7 Twinning: Can It Survive?
Cllr Champken-Woods, Chairman of the Twinning Association, explained the ethos and organisation of the Association, underlining that it was not run by the Town Council, was not elitist and it was not a problem if you didn’t speak French.
It is an association with the aim of improving understanding of our European friends and to enable friendships to form between residents of Thame and Montesson.
Montesson is a town very similar in size to Thame, 15 miles west of Paris. It’s main industry is horticulture and it is becoming a dormitory town for Paris.

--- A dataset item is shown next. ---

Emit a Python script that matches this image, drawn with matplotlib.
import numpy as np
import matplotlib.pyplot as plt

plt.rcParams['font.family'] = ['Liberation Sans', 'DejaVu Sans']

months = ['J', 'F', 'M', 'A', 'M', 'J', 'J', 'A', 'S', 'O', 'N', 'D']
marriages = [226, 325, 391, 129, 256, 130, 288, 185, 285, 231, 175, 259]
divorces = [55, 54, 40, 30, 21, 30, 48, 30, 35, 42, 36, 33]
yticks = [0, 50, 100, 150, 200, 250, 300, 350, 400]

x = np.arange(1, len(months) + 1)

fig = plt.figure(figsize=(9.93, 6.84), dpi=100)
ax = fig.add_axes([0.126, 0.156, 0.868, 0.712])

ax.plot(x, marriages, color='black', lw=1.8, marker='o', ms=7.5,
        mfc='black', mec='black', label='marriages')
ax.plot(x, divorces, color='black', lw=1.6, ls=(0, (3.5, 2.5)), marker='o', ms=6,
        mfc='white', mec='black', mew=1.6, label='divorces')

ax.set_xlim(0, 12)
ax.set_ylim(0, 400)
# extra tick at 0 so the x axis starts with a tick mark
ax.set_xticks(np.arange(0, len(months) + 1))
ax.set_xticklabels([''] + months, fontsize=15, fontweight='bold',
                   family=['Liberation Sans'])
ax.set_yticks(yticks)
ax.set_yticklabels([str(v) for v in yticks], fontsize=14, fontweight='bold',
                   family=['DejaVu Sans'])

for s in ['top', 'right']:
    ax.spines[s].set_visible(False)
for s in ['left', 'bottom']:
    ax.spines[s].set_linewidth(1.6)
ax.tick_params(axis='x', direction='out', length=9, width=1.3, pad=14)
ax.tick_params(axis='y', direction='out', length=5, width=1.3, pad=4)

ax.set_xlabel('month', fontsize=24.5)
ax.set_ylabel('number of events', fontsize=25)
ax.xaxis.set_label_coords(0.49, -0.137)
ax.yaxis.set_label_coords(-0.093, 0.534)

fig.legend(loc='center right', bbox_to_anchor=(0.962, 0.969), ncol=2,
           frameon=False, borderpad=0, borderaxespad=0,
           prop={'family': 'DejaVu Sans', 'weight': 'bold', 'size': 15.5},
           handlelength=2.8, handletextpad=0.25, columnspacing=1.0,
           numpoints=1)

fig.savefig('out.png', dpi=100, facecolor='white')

He explained that two formal visits are exchanged in May and September each year, with a further informal exchange in November/December for the switching on of Thame’s lights and Montesson’s Christmas Market.
Membership of the Association is free and the coach to Montesson costs £70 per person. They were requesting families to play host to visitors from Montesson and to organise fund-raising events. However, the bottom line was that they were skint. They needed more people to join in the fun!

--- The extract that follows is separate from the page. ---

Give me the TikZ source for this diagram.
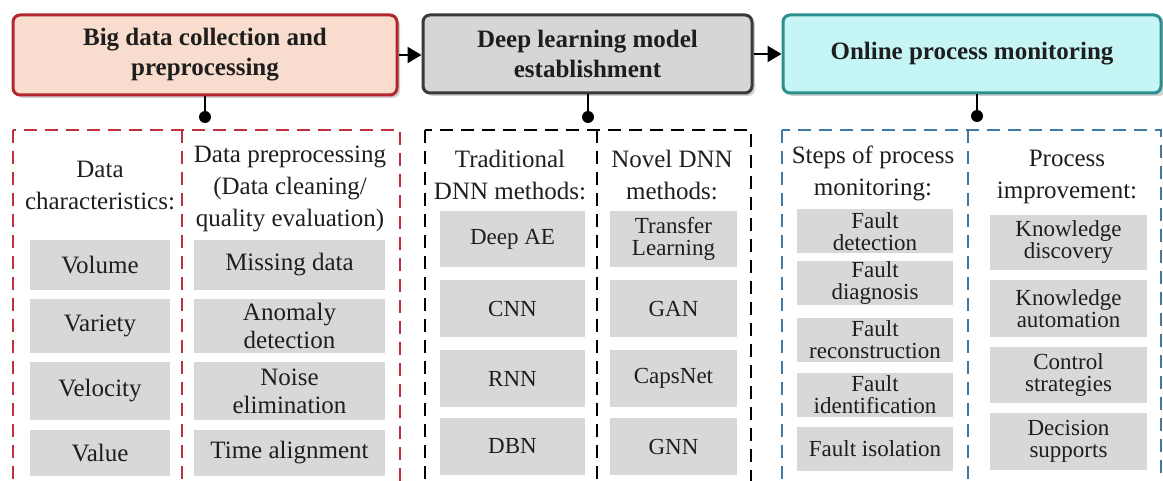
\documentclass[tikz,border=0pt]{standalone}
\usepackage{fontspec}
\setmainfont{Liberation Serif}
\usetikzlibrary{arrows.meta}
\definecolor{redb}{HTML}{B3262D}
\definecolor{redf}{HTML}{F8DCCD}
\definecolor{grayb}{HTML}{3A3A3A}
\definecolor{grayf}{HTML}{D6D6D6}
\definecolor{cyanb}{HTML}{2A8F8F}
\definecolor{cyanf}{HTML}{C6F5F5}
\definecolor{redd}{HTML}{C0303C}
\definecolor{blued}{HTML}{3F7AA6}
\definecolor{itemf}{HTML}{D8D8D8}
\definecolor{txt}{HTML}{1E1E1E}
\begin{document}
\begin{tikzpicture}[x=1pt,y=-1pt,
  title/.style={rounded corners=7pt, line width=3pt, inner sep=0pt, align=center, text=txt,
    font=\fontsize{25}{30}\selectfont\bfseries},
  shade/.style={rounded corners=7pt, fill=black, opacity=0.18},
  head/.style={inner sep=0pt, align=center, text=txt, font=\fontsize{25}{32}\selectfont},
  itemA/.style={fill=itemf, inner sep=0pt, align=center, text=txt, font=\fontsize{25}{28}\selectfont},
  itemB/.style={fill=itemf, inner sep=0pt, align=center, text=txt, font=\fontsize{23}{22}\selectfont},
  dashbox/.style={line width=2.5pt, dash pattern=on 13pt off 8pt},
  link/.style={line width=2.5pt, -{Triangle[length=14pt,width=16pt]}},
  stem/.style={line width=2pt}
]
\useasboundingbox (0,0) rectangle (1163,481);
\clip (0,0) rectangle (1163,481);

% shadows
\fill[shade] (16,18) rectangle (400,98);
\fill[shade] (426,18) rectangle (755,96);
\fill[shade] (786,18) rectangle (1166,96);

% title boxes
\node[title, draw=redb, fill=redf, minimum width=384pt, minimum height=80pt] (t1) at (205,55) {Big data collection and\\preprocessing};
\node[title, draw=grayb, fill=grayf, minimum width=329pt, minimum height=78pt] (t2) at (587.5,54) {Deep learning model\\establishment};
\node[title, draw=cyanb, fill=cyanf, minimum width=378pt, minimum height=78pt] (t3) at (972,54) {Online process monitoring};

\draw[link] (t1.east) -- (t1.east -| t2.west);
\draw[link] (t2.east) -- (t2.east -| t3.west);

% stems and dots
\coordinate (d1) at (205,117);
\coordinate (d2) at (588,117);
\coordinate (d3) at (977,116);
\draw[stem] (d1 |- t1.south) -- (d1);
\draw[stem] (d2 |- t2.south) -- (d2);
\draw[stem] (d3 |- t3.south) -- (d3);
\fill (d1) circle (6pt);
\fill (d2) circle (6pt);
\fill (d3) circle (6pt);

% dashed frames
\draw[dashbox, draw=redd] (13,130) rectangle (400,490);
\draw[dashbox, draw=redd] (182,130) -- (182,490);
\draw[dashbox, draw=black] (425,130) rectangle (751,490);
\draw[dashbox, draw=black] (597,130) -- (597,490);
\draw[dashbox, draw=blued] (782,130) rectangle (1161,490);
\draw[dashbox, draw=blued] (968,130) -- (968,490);

% red section
\node[head] (h1) at (100,185) {Data\\characteristics:};
\node[head] (h2) at (290,189) {Data preprocessing\\(Data cleaning/\\quality evaluation)};
\node[itemA, minimum width=140pt, minimum height=50pt] (a1) at (100,265) {Volume};
\node[itemA, minimum width=140pt, minimum height=54pt] (a2) at (100,326) {Variety};
\node[itemA, minimum width=140pt, minimum height=58pt] (a3) at (100,391) {Velocity};
\node[itemA, minimum width=140pt, minimum height=46pt] (a4) at (100,453) {Value};
\node[itemA, minimum width=191pt, minimum height=50pt] (b1) at (289.5,265) {Missing data};
\node[itemA, minimum width=191pt, minimum height=54pt] (b2) at (289.5,326) {Anomaly\\detection};
\node[itemA, minimum width=191pt, minimum height=58pt] (b3) at (289.5,391) {Noise\\elimination};
\node[itemA, minimum width=191pt, minimum height=46pt] (b4) at (289.5,453) {Time alignment};

% black section
\node[head] (h3) at (510,175) {Traditional\\DNN methods:};
\node[head] (h4) at (672,175) {Novel DNN\\methods:};
\node[itemB, minimum width=145pt, minimum height=56pt] (c1) at (512.5,239) {Deep AE};
\node[itemB, minimum width=145pt, minimum height=57pt] (c2) at (512.5,308.5) {CNN};
\node[itemB, minimum width=145pt, minimum height=57pt] (c3) at (512.5,378.5) {RNN};
\node[itemB, minimum width=145pt, minimum height=57pt] (c4) at (512.5,446.5) {DBN};
\node[itemB, minimum width=127pt, minimum height=56pt] (e1) at (673.5,239) {Transfer\\Learning};
\node[itemB, minimum width=127pt, minimum height=57pt] (e2) at (673.5,308.5) {GAN};
\node[itemB, minimum width=127pt, minimum height=57pt] (e3) at (673.5,378.5) {CapsNet};
\node[itemB, minimum width=127pt, minimum height=57pt] (e4) at (673.5,446.5) {GNN};

% blue section
\node[head] (h5) at (873,173) {Steps of process\\monitoring:};
\node[head] (h6) at (1067,177) {Process\\improvement:};
\node[itemB, minimum width=156pt, minimum height=44pt] (f1) at (875,231.5) {Fault\\detection};
\node[itemB, minimum width=156pt, minimum height=44pt] (f2) at (875,283.5) {Fault\\diagnosis};
\node[itemB, minimum width=156pt, minimum height=44pt] (f3) at (875,340) {Fault\\reconstruction};
\node[itemB, minimum width=156pt, minimum height=44pt] (f4) at (875,395) {Fault\\identification};
\node[itemB, minimum width=156pt, minimum height=44pt] (f5) at (875,448.5) {Fault isolation};
\node[itemB, minimum width=157pt, minimum height=55pt] (g1) at (1068.5,242.5) {Knowledge\\discovery};
\node[itemB, minimum width=157pt, minimum height=57pt] (g2) at (1068.5,308.5) {Knowledge\\automation};
\node[itemB, minimum width=157pt, minimum height=56pt] (g3) at (1068.5,375) {Control\\strategies};
\node[itemB, minimum width=157pt, minimum height=57pt] (g4) at (1068.5,441.5) {Decision\\supports};
\end{tikzpicture}
\end{document}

8 Open Forum – Questions from Electors
A resident expressed concerns about the zebra crossing near the Rising Sun roundabout. Although a crossing was needed, this one was too close to the junction. County Cllrs Carter and Wilmshurst would be speaking with County Officers about Highway issues and this would be added to their list.
A resident asked why a health walks coordinator’s post had ended in March – why couldn’t the post have been continued? District Cllr Ann Midwinter said the issue was being reviewed.
The comment was made that very little about Thame appeared in the Thame Gazette.
A request for more litter bins in Lea Park was made. District Cllr David Dodds agreed to take this request back to District.
The sound quality in the Upper Chamber was remarked upon.
The Council was congratulated on the work done at the Churchill Crescent play area. Thanks, too, were received for the bus shelter in Oxford Road and the seat at Spring Path and for the way the Memorial Gardens were being kept.
Clarification was requested and received about what monies had been used to buy the Museum building.